What this all means to you is that the Camaro muffler is handicapped in its' internal layout by the need to have one of the tailpipes exiting the same end as the inlet - you can't get as many 'passes' as you'd like to inside that muffler. An aftermarket muffler maker is going to be faced with the same problems, and probably won't have either the sophisticated tools nor the inclination to spend a lot of time solving those problems. He *might* reduce the backpressure by simply giving you a large mostly-empty can, but my guess is it'll sound pretty awful. I recall working on a Camaro, and it was difficult for us to come up with any major improvement over the production system, which we considered to be unsatisfactory in its' overall performance. The Camaro seemed to be designed without any regard for an exhaust system - except for that huge catalyst hump under the passenger's feet!
If they could be fit into the car. a pair of well-designed low-restriction mufflers would work better - sound better and have lower restriction. My guess is the Flowmaster 3-chamber design would be OK, 3 chambers being better than two. The only Walker mufflers I've used were a pair of Dynomax (same as Ultraflow, except not stainless steel) jobs on a Mustang GT (don't ask!). That car then sounded more like a 15-year-old truck than a sports car; it certainly rumbled, but it would set off car alarms as you cruised through a parking lot! That's not to say they would sound the same on your car, of course, but they are VERY 'open.'
As far as muffler location goes, you don't want the muffler ALL the way at the rear of the car (like a Corvette!) since you'd like to a) have a little acoustic pressure to work with in the attempt at cancellation; and b) since you want to 'break-up' the long pipes in the system into shorter ones of unequal lengths to avoid the (organ-pipe type) pipe resonances that plague, oh, the Corvette, for example! The only advantage, backpressure wise, to locating the muffler further toward the rear of the car is that the exhaust gases passing through it are at a lower temperature, and therefore have a lower flow rate, since they have a greater density. Flow resistance effects are dependent on volumetric flow, not mass flow - i.e., they depend on cubic feet/minute, not on pounds/minute - so lower temperature gases passing over a sharp edge or through an orifice will have a lesser pressure drop than high-temperature gases.

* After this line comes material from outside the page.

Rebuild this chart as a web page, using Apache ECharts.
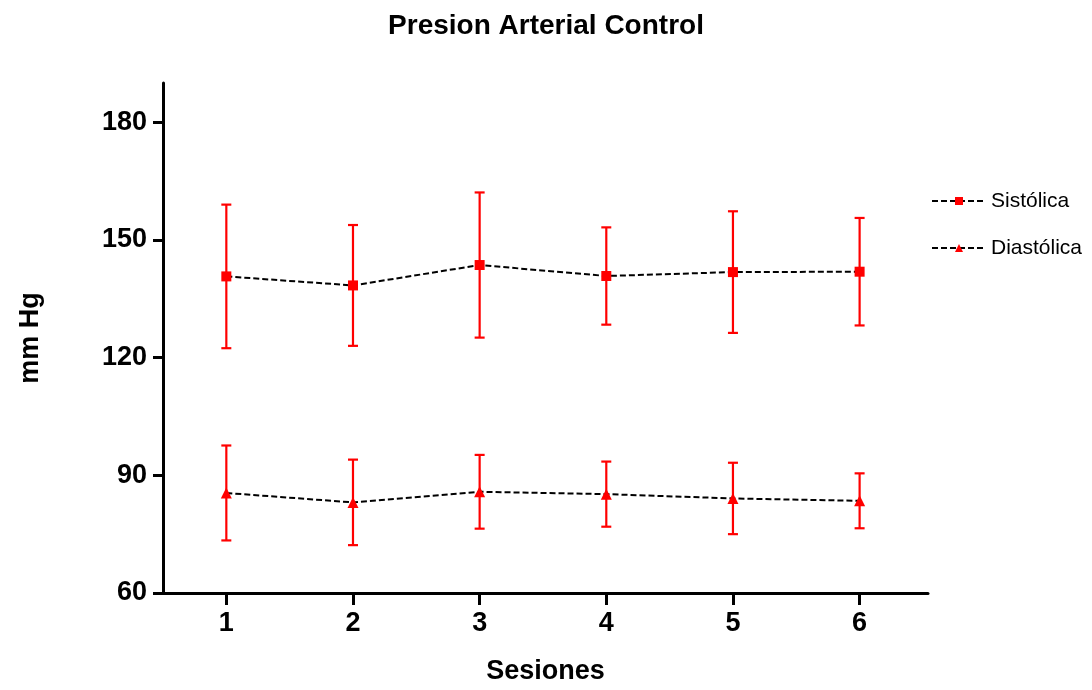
<!DOCTYPE html>
<html>
<head>
<meta charset="utf-8">
<script src="https://cdn.jsdelivr.net/npm/echarts@6/dist/echarts.min.js"></script>
<style>
  html, body { margin: 0; padding: 0; background: #fff; }
  #chart { width: 1092px; height: 690px; }
</style>
</head>
<body>
<div id="chart"></div>
<script>
// Sessions and blood pressure (mean ± SD, mm Hg)
const sessions = [1, 2, 3, 4, 5, 6];
const sistolicaMean = [140.7, 138.4, 143.6, 140.8, 141.8, 141.9];
const sistolicaSD   = [18.3, 15.4, 18.5, 12.4, 15.5, 13.7];
const diastolicaMean = [85.5, 83.1, 85.8, 85.2, 84.1, 83.5];
const diastolicaSD   = [12.1, 10.9, 9.4, 8.3, 9.1, 7.0];
const yTicks = [60, 90, 120, 150, 180];

const FONT = "'Liberation Sans', Arial, sans-serif";
const RED = '#ff0000';

function pairs(xs, ys) { return xs.map((x, i) => [x, ys[i]]); }
function errData(xs, m, sd) { return xs.map((x, i) => [x, m[i], sd[i]]); }

// Vertical error bar with caps, drawn in data coordinates
function renderErr(params, api) {
  const x = api.value(0), m = api.value(1), s = api.value(2);
  const top = api.coord([x, m + s]);
  const bot = api.coord([x, m - s]);
  const hw = 5;
  const style = { stroke: RED, lineWidth: 2.2, fill: null };
  return {
    type: 'group',
    children: [
      { type: 'line', shape: { x1: top[0], y1: top[1], x2: bot[0], y2: bot[1] }, style },
      { type: 'line', shape: { x1: top[0] - hw, y1: top[1], x2: top[0] + hw, y2: top[1] }, style },
      { type: 'line', shape: { x1: bot[0] - hw, y1: bot[1], x2: bot[0] + hw, y2: bot[1] }, style }
    ]
  };
}

const axisLineStyle = { color: '#000', width: 3 };

const chart = echarts.init(document.getElementById('chart'), null, { renderer: 'canvas' });
chart.setOption({
  animation: false,
  backgroundColor: '#fff',
  title: {
    text: 'Presion Arterial Control',
    left: 'center',
    top: 7,
    textStyle: { fontFamily: FONT, fontSize: 28, fontWeight: 'bold', color: '#000', lineHeight: 28 }
  },
  legend: {
    orient: 'vertical',
    left: 926,
    top: 184,
    itemWidth: 54,
    itemHeight: 10,
    itemGap: 23,
    textStyle: { fontFamily: FONT, fontSize: 21, color: '#000', lineHeight: 24, padding: [0, 0, 0, 0] },
    data: ['Sistólica', 'Diastólica']
  },
  grid: { left: 163, right: 164, top: 83, bottom: 97, containLabel: false },
  xAxis: {
    type: 'value',
    min: 0.5,
    max: 6.54,
    name: 'Sesiones',
    nameLocation: 'middle',
    nameGap: 65,
    nameTextStyle: { fontFamily: FONT, fontSize: 27, fontWeight: 'bold', color: '#000' },
    axisLine: { show: true, onZero: false, lineStyle: axisLineStyle },
    axisTick: { show: true, length: 12, lineStyle: { color: '#000', width: 3 }, customValues: sessions },
    axisLabel: { fontFamily: FONT, fontSize: 27, fontWeight: 'bold', color: '#000', margin: 17, customValues: sessions },
    splitLine: { show: false }
  },
  yAxis: {
    type: 'value',
    min: 60,
    max: 190,
    interval: 30,
    name: 'mm Hg',
    nameLocation: 'middle',
    nameGap: 119,
    nameRotate: 90,
    nameTextStyle: { fontFamily: FONT, fontSize: 27, fontWeight: 'bold', color: '#000' },
    axisLine: { show: true, lineStyle: axisLineStyle },
    axisTick: { show: true, length: 10, lineStyle: { color: '#000', width: 3 }, customValues: yTicks },
    axisLabel: { fontFamily: FONT, fontSize: 27, fontWeight: 'bold', color: '#000', margin: 16, padding: [5, 0, 0, 0], customValues: yTicks },
    splitLine: { show: false }
  },
  series: [
    {
      name: 'Sistólica err',
      type: 'custom',
      renderItem: renderErr,
      data: errData(sessions, sistolicaMean, sistolicaSD),
      encode: { x: 0, y: [1] },
      z: 2,
      silent: true
    },
    {
      name: 'Diastólica err',
      type: 'custom',
      renderItem: renderErr,
      data: errData(sessions, diastolicaMean, diastolicaSD),
      encode: { x: 0, y: [1] },
      z: 2,
      silent: true
    },
    {
      name: 'Sistólica',
      type: 'line',
      data: pairs(sessions, sistolicaMean),
      symbol: 'rect',
      symbolSize: 10,
      itemStyle: { color: RED },
      lineStyle: { color: '#000', width: 2, type: [6, 3] },
      z: 3
    },
    {
      name: 'Diastólica',
      type: 'line',
      data: pairs(sessions, diastolicaMean),
      symbol: 'triangle',
      symbolSize: 11,
      itemStyle: { color: RED },
      lineStyle: { color: '#000', width: 2, type: [6, 3] },
      z: 3
    }
  ]
});
</script>
</body>
</html>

This, BTW, is a great argument for NOT wrapping your headers with insulation, unless they're getting so hot they set stuff on fire under the hood!

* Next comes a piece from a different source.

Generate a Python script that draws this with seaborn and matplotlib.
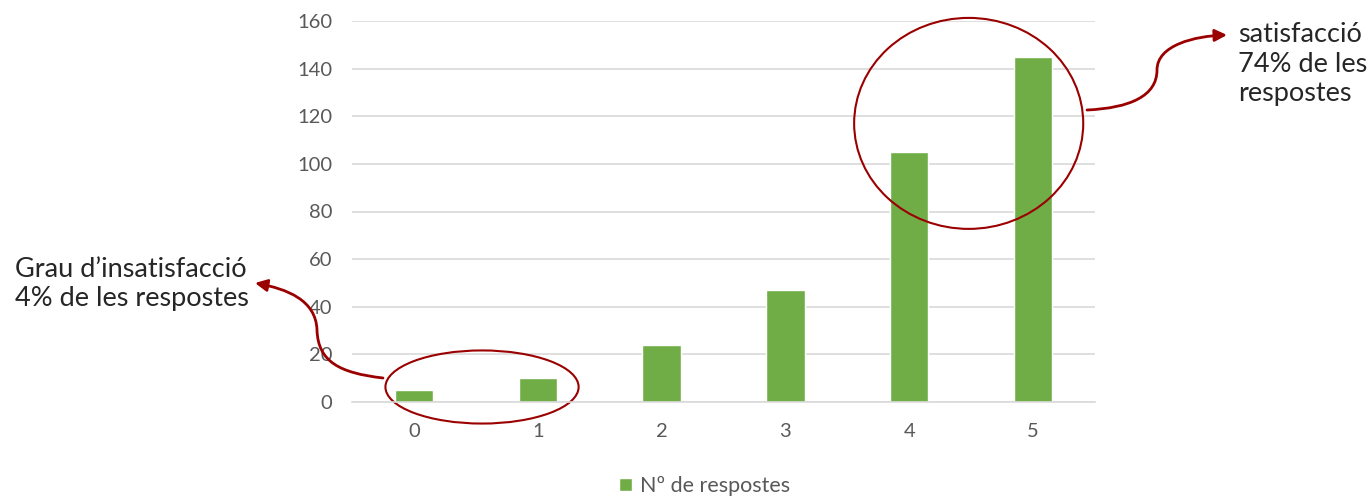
import numpy as np
import matplotlib.pyplot as plt
import seaborn as sns
from matplotlib.patches import Ellipse, FancyArrowPatch
from matplotlib.path import Path

# data
categories = ['0', '1', '2', '3', '4', '5']
responses = [5, 10, 24, 47, 105, 145]
series_name = 'Nº de respostes'
y_ticks = [0, 20, 40, 60, 80, 100, 120, 140, 160]
note_low = 'Grau d\u2019insatisfacció\n4% de les respostes'
note_high = 'satisfacció\n74% de les\nrespostes'

W, H = 1371, 496
sns.set_style('white')
plt.rcParams['font.family'] = ['Lato', 'DejaVu Sans']

fig = plt.figure(figsize=(W / 100, H / 100), dpi=100)
ax = fig.add_axes([352 / W, 1 - 402 / H, 743 / W, 381 / H])

sns.barplot(x=categories, y=responses, color='#70AD47', width=0.31,
            saturation=1, label=series_name, ax=ax)

ax.set_ylim(0, 160)
ax.set_xlim(-0.5, 5.5)
ax.set_yticks(y_ticks)
ax.yaxis.grid(True, color='#d9d9d9', lw=1.2)
ax.set_axisbelow(True)
for s in ['top', 'right', 'left']:
    ax.spines[s].set_visible(False)
ax.spines['bottom'].set_color('#d9d9d9')
ax.spines['bottom'].set_linewidth(1.2)
ax.tick_params(length=0, labelsize=14.5, labelcolor='#595959')
ax.tick_params(axis='y', pad=14)
ax.tick_params(axis='x', pad=15)
ax.set_xlabel('')
ax.set_ylabel('')
ax.legend().remove()

fig.legend(*ax.get_legend_handles_labels(), loc='center', bbox_to_anchor=(0.514, 0.02),
           frameon=False, fontsize=15.5, labelcolor='#595959', handlelength=0.6,
           handleheight=0.6, handletextpad=0.4)

red = '#9b0000'
ax.add_patch(Ellipse((0.55, 6.3), 1.56, 30.7, fill=False, ec=red, lw=1.5, clip_on=False))
ax.add_patch(Ellipse((4.48, 117), 1.85, 88.6, fill=False, ec=red, lw=1.5, clip_on=False))


def px(x, y):
    return (x / W, 1 - y / H)


codes = [Path.MOVETO, Path.CURVE4, Path.CURVE4, Path.CURVE4,
         Path.CURVE4, Path.CURVE4, Path.CURVE4]
left_pts = [px(383, 378), px(340, 373), px(318, 362), px(317, 330),
            px(316, 300), px(287, 289), px(255, 283)]
right_pts = [px(1087, 110), px(1130, 108), px(1157, 96), px(1157, 70),
             px(1157, 45), px(1195, 36), px(1227, 35)]
for pts in [left_pts, right_pts]:
    arr = FancyArrowPatch(path=Path(pts, codes), arrowstyle='-|>', mutation_scale=18,
                          color=red, lw=2, transform=fig.transFigure)
    fig.add_artist(arr)

fig.text(15 / W, 1 - 284 / H, note_low, fontsize=19.5, va='center', ha='left',
         linespacing=1.2)
fig.text(1238 / W, 1 - 64 / H, note_high, fontsize=19.5, va='center', ha='left',
         linespacing=1.2)

fig.savefig('out.png', dpi=100)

Let's see now: 'H'-pipe diameter: How about putting in a larger-diameter 'H' in the location shown in your photo, maybe 2" or even larger, but with a flange connection in the middle? Would there be room for that? Then make several stainless steel restrictor plates or shims (.030"?) to go in the flange joint. If a straight-through 2" was too large, you could put in, say, a 1.75" restrictor, or smaller. Worst case, you could go all the way down to 1", or you could go back up to full size for a run down the strip. I'm going to try to attach a sketch,don't know if it'll work.
Remember to design the joint with the shim in place, and to always run with one, even if it's the same as pipe size.

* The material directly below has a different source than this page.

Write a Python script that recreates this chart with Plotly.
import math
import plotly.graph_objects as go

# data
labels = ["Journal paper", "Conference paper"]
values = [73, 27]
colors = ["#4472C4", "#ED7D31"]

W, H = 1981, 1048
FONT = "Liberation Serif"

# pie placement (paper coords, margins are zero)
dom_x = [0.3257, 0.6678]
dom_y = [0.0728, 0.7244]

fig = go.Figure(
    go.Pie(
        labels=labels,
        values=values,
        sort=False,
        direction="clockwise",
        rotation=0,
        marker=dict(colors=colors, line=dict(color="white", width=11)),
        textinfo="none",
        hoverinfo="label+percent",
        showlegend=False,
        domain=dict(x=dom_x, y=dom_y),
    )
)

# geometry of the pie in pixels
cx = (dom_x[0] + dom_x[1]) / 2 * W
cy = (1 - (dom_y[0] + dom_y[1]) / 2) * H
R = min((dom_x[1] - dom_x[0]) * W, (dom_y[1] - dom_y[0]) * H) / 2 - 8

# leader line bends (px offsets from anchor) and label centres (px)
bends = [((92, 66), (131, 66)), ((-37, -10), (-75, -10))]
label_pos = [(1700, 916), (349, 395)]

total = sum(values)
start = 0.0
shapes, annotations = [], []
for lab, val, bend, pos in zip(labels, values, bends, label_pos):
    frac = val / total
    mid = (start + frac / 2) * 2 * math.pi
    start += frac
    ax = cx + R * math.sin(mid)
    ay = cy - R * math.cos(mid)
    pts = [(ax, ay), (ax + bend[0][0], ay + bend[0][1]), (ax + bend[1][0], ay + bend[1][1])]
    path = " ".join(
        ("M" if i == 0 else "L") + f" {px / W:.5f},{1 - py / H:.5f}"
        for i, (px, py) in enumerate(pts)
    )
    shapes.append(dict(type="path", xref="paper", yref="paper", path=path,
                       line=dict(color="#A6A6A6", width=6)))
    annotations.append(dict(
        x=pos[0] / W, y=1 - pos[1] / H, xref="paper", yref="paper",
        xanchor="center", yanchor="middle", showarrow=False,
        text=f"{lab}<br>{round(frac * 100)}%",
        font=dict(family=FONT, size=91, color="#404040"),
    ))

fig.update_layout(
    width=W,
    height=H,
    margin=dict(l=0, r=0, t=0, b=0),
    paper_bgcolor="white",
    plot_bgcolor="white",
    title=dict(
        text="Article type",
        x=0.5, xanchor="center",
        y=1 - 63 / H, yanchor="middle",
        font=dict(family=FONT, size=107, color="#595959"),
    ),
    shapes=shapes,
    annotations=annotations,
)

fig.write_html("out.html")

With regard to backpressure, like anything else an 'H'-pipe would only make an improvement at WOT - that's the only time you have any significant amount of backpressure, because that's when the exhaust flow is up, and the exhaust gas temperature is up.
And speaking of 'H'-pipes, if you were to go to dual mufflers, I'd strongly recommend devising a way to have an 'H'-pipe in that system, too.
Have I missed anything? If so, try me again.